Information supplied.
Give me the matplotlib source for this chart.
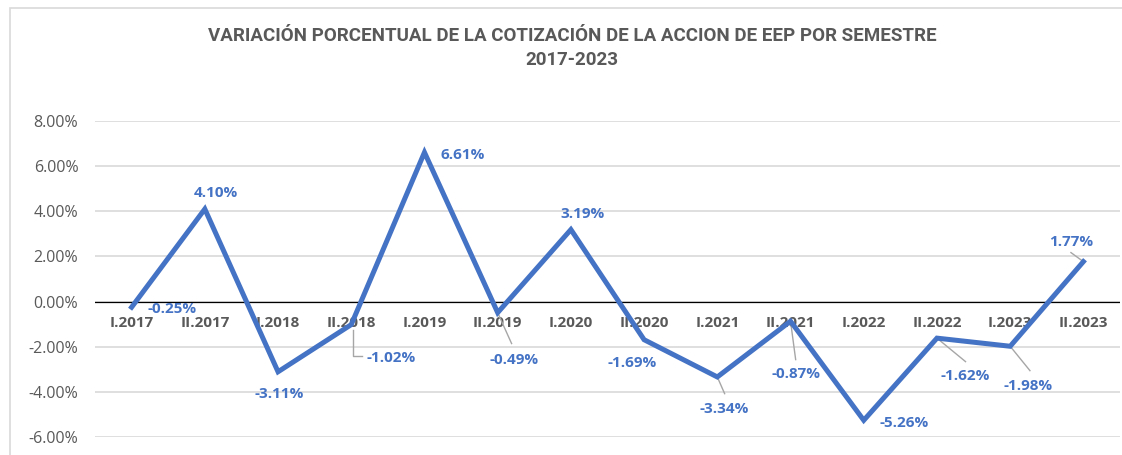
import matplotlib
matplotlib.use("Agg")
import matplotlib.pyplot as plt
from matplotlib.patches import Rectangle

categories = ["I.2017", "II.2017", "I.2018", "II.2018", "I.2019", "II.2019", "I.2020",
              "II.2020", "I.2021", "II.2021", "I.2022", "II.2022", "I.2023", "II.2023"]
values = [-0.25, 4.10, -3.11, -1.02, 6.61, -0.49, 3.19, -1.69, -3.34, -0.87, -5.26, -1.62, -1.98, 1.77]
y_ticks = [-6, -4, -2, 0, 2, 4, 6, 8]

# data-label offsets from each point (category units, percent units)
label_offsets = [(0.55, -0.10), (0.15, 0.73), (0.01, -0.97), (0.55, -1.46), (0.52, -0.10),
                 (0.23, -2.08), (0.16, 0.71), (-0.17, -1.01), (0.10, -1.40), (0.08, -2.32),
                 (0.55, -0.10), (0.38, -1.66), (0.25, -1.74), (-0.17, 0.89)]
# leader-line end offsets from each point (None = no leader)
leader_ends = [None, None, None, (0.14, -1.37), None,
               (0.19, -1.37), None, None, (0.10, -0.74), (0.07, -1.70),
               None, (0.39, -1.04), (0.27, -1.08), (-0.17, 0.40)]

BLUE = "#4472C4"
GRAY = "#595959"
LEADER = "#A6A6A6"

fig = plt.figure(figsize=(11.22, 4.55), dpi=100)
fig.patches.append(Rectangle((10/1122, -0.1), 1.2, 1 - 8/455 + 0.1, transform=fig.transFigure,
                             fill=False, edgecolor="#D9D9D9", linewidth=1.2))

ax = fig.add_axes([95/1122, 1 - 437/455, (1120 - 95)/1122, (437 - 121)/455])
x = list(range(len(categories)))
ax.set_xlim(-0.5, len(categories) - 0.5)
ax.set_ylim(-6, 8)
ax.set_yticks(y_ticks)
ax.set_yticklabels([f"{v:.2f}%" for v in y_ticks], color=GRAY, fontsize=11.5,
                   fontfamily="Open Sans")
ax.tick_params(axis="y", length=0, pad=12)
ax.tick_params(axis="x", length=0)
ax.set_xticks([])
for s in ax.spines.values():
    s.set_visible(False)
ax.grid(axis="y", color="#D9D9D9", linewidth=1.2)
ax.set_axisbelow(True)
ax.axhline(0, color="black", linewidth=0.9, zorder=1)

for xi, c in zip(x, categories):
    ax.text(xi, -0.97, c, ha="center", va="center", fontsize=11, fontweight="bold",
            color=GRAY, fontfamily="Open Sans", zorder=2)

ax.plot(x, values, color=BLUE, linewidth=3.6, zorder=3, solid_joinstyle="miter")

for xi, v, (dx, dy), le in zip(x, values, label_offsets, leader_ends):
    ax.text(xi + dx, v + dy, f"{v:.2f}%", ha="center", va="center", fontsize=11,
            fontweight="bold", color=BLUE, fontfamily="Open Sans", zorder=4)
    if le is not None:
        ex, ey = le
        if xi == 3:
            ax.plot([xi + 0.03, xi + 0.03, xi + ex], [v - 0.25, v + ey, v + ey],
                    color=LEADER, linewidth=1, zorder=2)
        else:
            ax.plot([xi, xi + ex], [v, v + ey], color=LEADER, linewidth=1, zorder=2)

fig.text(572/1122, 1 - 36/455, "VARIACIÓN PORCENTUAL DE LA COTIZACIÓN DE LA ACCION DE EEP POR SEMESTRE",
         ha="center", va="center", fontsize=13.5, fontweight="bold", color=GRAY,
         fontfamily="Roboto")
fig.text(572/1122, 1 - 60/455, "2017-2023", ha="center", va="center", fontsize=13.5,
         fontweight="bold", color=GRAY, fontfamily="Roboto")

fig.savefig("out.png", dpi=100)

Description of the task. Using the material above, return every line exactly as it appears, minus the pictures.

Exercise output.
Give me the matplotlib source for this chart.
import matplotlib
matplotlib.use("Agg")
import matplotlib.pyplot as plt
from matplotlib.patches import Rectangle

categories = ["I.2017", "II.2017", "I.2018", "II.2018", "I.2019", "II.2019", "I.2020",
              "II.2020", "I.2021", "II.2021", "I.2022", "II.2022", "I.2023", "II.2023"]
values = [-0.25, 4.10, -3.11, -1.02, 6.61, -0.49, 3.19, -1.69, -3.34, -0.87, -5.26, -1.62, -1.98, 1.77]
y_ticks = [-6, -4, -2, 0, 2, 4, 6, 8]

# data-label offsets from each point (category units, percent units)
label_offsets = [(0.55, -0.10), (0.15, 0.73), (0.01, -0.97), (0.55, -1.46), (0.52, -0.10),
                 (0.23, -2.08), (0.16, 0.71), (-0.17, -1.01), (0.10, -1.40), (0.08, -2.32),
                 (0.55, -0.10), (0.38, -1.66), (0.25, -1.74), (-0.17, 0.89)]
# leader-line end offsets from each point (None = no leader)
leader_ends = [None, None, None, (0.14, -1.37), None,
               (0.19, -1.37), None, None, (0.10, -0.74), (0.07, -1.70),
               None, (0.39, -1.04), (0.27, -1.08), (-0.17, 0.40)]

BLUE = "#4472C4"
GRAY = "#595959"
LEADER = "#A6A6A6"

fig = plt.figure(figsize=(11.22, 4.55), dpi=100)
fig.patches.append(Rectangle((10/1122, -0.1), 1.2, 1 - 8/455 + 0.1, transform=fig.transFigure,
                             fill=False, edgecolor="#D9D9D9", linewidth=1.2))

ax = fig.add_axes([95/1122, 1 - 437/455, (1120 - 95)/1122, (437 - 121)/455])
x = list(range(len(categories)))
ax.set_xlim(-0.5, len(categories) - 0.5)
ax.set_ylim(-6, 8)
ax.set_yticks(y_ticks)
ax.set_yticklabels([f"{v:.2f}%" for v in y_ticks], color=GRAY, fontsize=11.5,
                   fontfamily="Open Sans")
ax.tick_params(axis="y", length=0, pad=12)
ax.tick_params(axis="x", length=0)
ax.set_xticks([])
for s in ax.spines.values():
    s.set_visible(False)
ax.grid(axis="y", color="#D9D9D9", linewidth=1.2)
ax.set_axisbelow(True)
ax.axhline(0, color="black", linewidth=0.9, zorder=1)

for xi, c in zip(x, categories):
    ax.text(xi, -0.97, c, ha="center", va="center", fontsize=11, fontweight="bold",
            color=GRAY, fontfamily="Open Sans", zorder=2)

ax.plot(x, values, color=BLUE, linewidth=3.6, zorder=3, solid_joinstyle="miter")

for xi, v, (dx, dy), le in zip(x, values, label_offsets, leader_ends):
    ax.text(xi + dx, v + dy, f"{v:.2f}%", ha="center", va="center", fontsize=11,
            fontweight="bold", color=BLUE, fontfamily="Open Sans", zorder=4)
    if le is not None:
        ex, ey = le
        if xi == 3:
            ax.plot([xi + 0.03, xi + 0.03, xi + ex], [v - 0.25, v + ey, v + ey],
                    color=LEADER, linewidth=1, zorder=2)
        else:
            ax.plot([xi, xi + ex], [v, v + ey], color=LEADER, linewidth=1, zorder=2)

fig.text(572/1122, 1 - 36/455, "VARIACIÓN PORCENTUAL DE LA COTIZACIÓN DE LA ACCION DE EEP POR SEMESTRE",
         ha="center", va="center", fontsize=13.5, fontweight="bold", color=GRAY,
         fontfamily="Roboto")
fig.text(572/1122, 1 - 60/455, "2017-2023", ha="center", va="center", fontsize=13.5,
         fontweight="bold", color=GRAY, fontfamily="Roboto")

fig.savefig("out.png", dpi=100)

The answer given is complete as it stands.